RECORDS TO PROCESS.
====
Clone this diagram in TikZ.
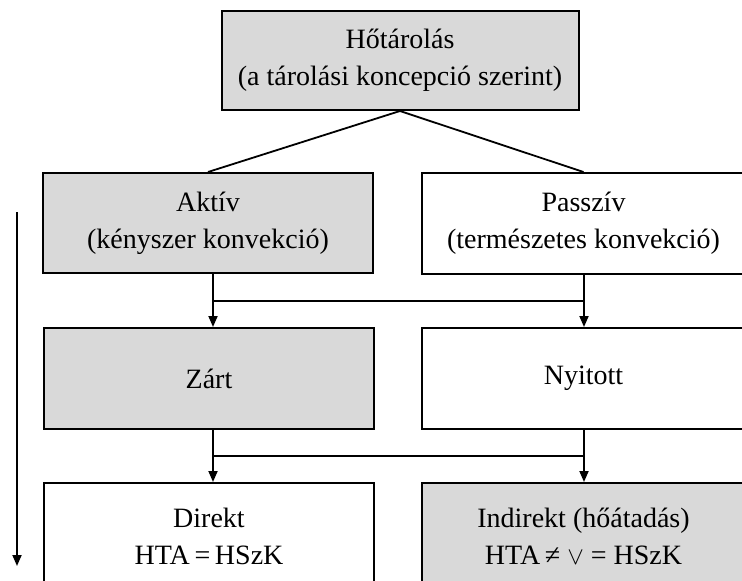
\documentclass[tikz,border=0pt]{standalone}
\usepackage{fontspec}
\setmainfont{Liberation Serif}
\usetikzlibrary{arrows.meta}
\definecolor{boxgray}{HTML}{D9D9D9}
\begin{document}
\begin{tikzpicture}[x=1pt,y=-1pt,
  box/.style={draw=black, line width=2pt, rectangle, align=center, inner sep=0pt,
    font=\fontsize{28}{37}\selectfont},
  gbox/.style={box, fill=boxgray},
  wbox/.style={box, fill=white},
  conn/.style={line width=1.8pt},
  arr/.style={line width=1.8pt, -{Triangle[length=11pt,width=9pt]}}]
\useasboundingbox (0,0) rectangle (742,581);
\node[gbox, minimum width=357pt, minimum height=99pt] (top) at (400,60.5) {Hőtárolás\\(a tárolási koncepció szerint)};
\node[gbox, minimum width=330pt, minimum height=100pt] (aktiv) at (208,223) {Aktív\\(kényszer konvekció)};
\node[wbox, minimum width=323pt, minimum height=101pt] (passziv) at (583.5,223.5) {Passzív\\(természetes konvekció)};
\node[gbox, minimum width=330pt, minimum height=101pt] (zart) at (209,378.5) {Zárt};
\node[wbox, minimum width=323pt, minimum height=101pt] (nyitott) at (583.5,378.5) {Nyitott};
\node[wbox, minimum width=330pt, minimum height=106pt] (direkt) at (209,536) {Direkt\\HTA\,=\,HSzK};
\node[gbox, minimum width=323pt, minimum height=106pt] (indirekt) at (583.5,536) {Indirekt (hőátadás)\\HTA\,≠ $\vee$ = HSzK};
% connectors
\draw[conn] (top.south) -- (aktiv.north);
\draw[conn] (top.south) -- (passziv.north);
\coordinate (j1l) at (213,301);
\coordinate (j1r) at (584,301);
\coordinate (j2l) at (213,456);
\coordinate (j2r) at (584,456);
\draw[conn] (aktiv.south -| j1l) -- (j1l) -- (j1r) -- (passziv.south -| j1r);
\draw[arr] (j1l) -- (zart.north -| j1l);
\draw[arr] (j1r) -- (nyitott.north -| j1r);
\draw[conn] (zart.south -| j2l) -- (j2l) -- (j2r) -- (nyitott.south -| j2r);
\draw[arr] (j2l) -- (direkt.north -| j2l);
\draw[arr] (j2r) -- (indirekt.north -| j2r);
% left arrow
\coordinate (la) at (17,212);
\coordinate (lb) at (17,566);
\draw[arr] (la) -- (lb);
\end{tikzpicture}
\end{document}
====
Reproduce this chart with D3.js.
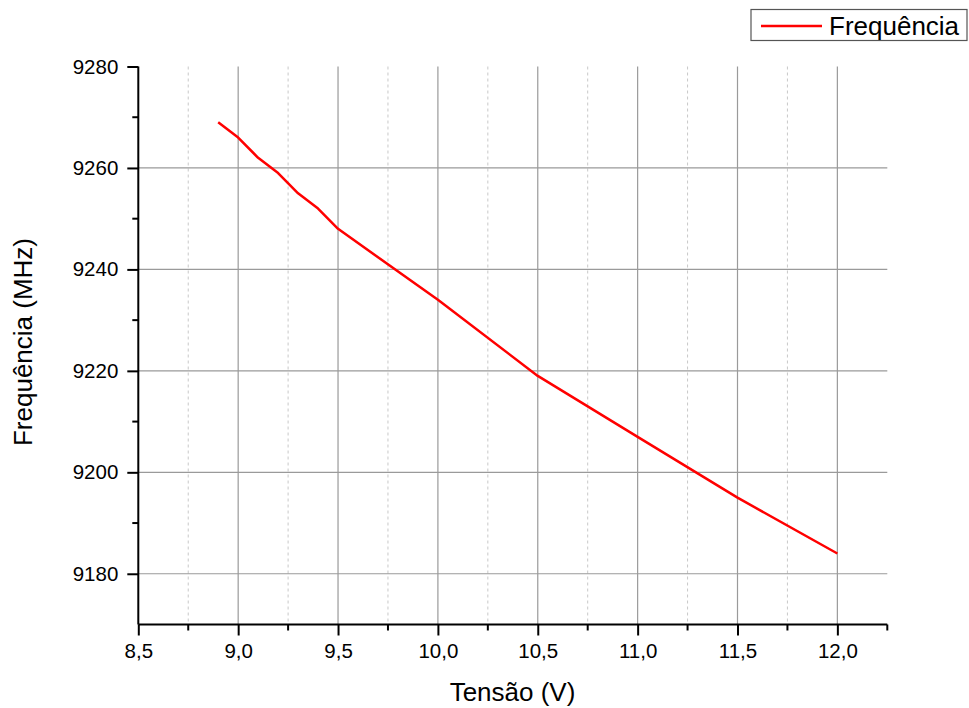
====
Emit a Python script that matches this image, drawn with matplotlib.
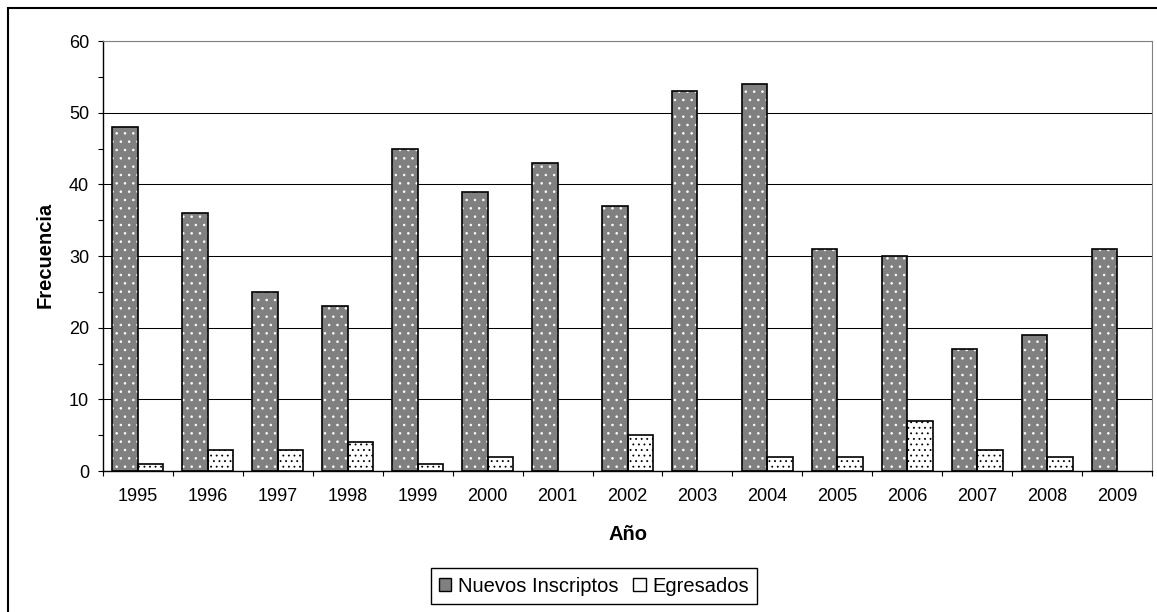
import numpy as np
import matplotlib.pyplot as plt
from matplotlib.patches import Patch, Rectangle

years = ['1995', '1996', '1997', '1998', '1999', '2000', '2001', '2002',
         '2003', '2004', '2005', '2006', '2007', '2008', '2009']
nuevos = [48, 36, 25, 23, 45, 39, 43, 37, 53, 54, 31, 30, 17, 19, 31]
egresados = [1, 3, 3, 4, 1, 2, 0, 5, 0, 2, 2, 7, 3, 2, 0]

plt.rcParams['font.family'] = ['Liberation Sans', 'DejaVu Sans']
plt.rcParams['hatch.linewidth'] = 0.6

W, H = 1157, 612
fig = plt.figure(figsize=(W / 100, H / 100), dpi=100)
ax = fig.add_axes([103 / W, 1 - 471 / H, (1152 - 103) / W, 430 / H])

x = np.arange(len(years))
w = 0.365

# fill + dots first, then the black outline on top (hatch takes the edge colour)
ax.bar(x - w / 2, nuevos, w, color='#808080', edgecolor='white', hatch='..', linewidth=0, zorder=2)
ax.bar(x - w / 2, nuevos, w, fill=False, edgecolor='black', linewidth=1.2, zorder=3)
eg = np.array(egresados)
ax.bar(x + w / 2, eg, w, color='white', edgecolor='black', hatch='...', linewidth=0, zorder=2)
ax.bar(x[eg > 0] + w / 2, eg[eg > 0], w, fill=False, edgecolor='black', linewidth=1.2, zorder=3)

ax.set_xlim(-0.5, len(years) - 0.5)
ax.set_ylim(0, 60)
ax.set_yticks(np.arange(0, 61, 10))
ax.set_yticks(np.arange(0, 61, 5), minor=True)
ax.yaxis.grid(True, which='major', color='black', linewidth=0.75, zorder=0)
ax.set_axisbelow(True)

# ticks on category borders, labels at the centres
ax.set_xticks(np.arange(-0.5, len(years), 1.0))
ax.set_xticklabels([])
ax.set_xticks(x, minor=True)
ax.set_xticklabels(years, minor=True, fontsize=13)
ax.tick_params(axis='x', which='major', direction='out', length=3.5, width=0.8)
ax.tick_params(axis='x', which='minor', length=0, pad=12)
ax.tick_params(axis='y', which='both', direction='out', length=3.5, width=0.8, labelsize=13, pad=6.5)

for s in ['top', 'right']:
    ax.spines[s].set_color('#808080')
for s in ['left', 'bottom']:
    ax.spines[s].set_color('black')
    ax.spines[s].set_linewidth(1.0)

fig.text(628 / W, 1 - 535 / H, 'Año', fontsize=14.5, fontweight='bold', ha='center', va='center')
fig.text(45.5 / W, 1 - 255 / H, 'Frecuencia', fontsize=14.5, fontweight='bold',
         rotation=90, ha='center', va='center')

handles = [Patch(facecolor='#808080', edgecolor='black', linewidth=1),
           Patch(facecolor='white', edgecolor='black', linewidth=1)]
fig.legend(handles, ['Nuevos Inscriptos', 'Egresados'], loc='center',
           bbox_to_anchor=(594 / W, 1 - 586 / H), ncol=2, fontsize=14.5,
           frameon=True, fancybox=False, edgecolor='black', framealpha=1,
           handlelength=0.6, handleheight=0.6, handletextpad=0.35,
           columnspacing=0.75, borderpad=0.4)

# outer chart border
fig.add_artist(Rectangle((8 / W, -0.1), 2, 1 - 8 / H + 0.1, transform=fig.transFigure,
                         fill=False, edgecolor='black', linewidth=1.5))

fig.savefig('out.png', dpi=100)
====
Starting at the line that contains "Emit a Python" and ending at the line that contains "ax.set_axisbelow(True)", give the lines again exactly. Do not include the pictures.

WRITTEN ANSWER.
Emit a Python script that matches this image, drawn with matplotlib.
import numpy as np
import matplotlib.pyplot as plt
from matplotlib.patches import Patch, Rectangle

years = ['1995', '1996', '1997', '1998', '1999', '2000', '2001', '2002',
         '2003', '2004', '2005', '2006', '2007', '2008', '2009']
nuevos = [48, 36, 25, 23, 45, 39, 43, 37, 53, 54, 31, 30, 17, 19, 31]
egresados = [1, 3, 3, 4, 1, 2, 0, 5, 0, 2, 2, 7, 3, 2, 0]

plt.rcParams['font.family'] = ['Liberation Sans', 'DejaVu Sans']
plt.rcParams['hatch.linewidth'] = 0.6

W, H = 1157, 612
fig = plt.figure(figsize=(W / 100, H / 100), dpi=100)
ax = fig.add_axes([103 / W, 1 - 471 / H, (1152 - 103) / W, 430 / H])

x = np.arange(len(years))
w = 0.365

# fill + dots first, then the black outline on top (hatch takes the edge colour)
ax.bar(x - w / 2, nuevos, w, color='#808080', edgecolor='white', hatch='..', linewidth=0, zorder=2)
ax.bar(x - w / 2, nuevos, w, fill=False, edgecolor='black', linewidth=1.2, zorder=3)
eg = np.array(egresados)
ax.bar(x + w / 2, eg, w, color='white', edgecolor='black', hatch='...', linewidth=0, zorder=2)
ax.bar(x[eg > 0] + w / 2, eg[eg > 0], w, fill=False, edgecolor='black', linewidth=1.2, zorder=3)

ax.set_xlim(-0.5, len(years) - 0.5)
ax.set_ylim(0, 60)
ax.set_yticks(np.arange(0, 61, 10))
ax.set_yticks(np.arange(0, 61, 5), minor=True)
ax.yaxis.grid(True, which='major', color='black', linewidth=0.75, zorder=0)
ax.set_axisbelow(True)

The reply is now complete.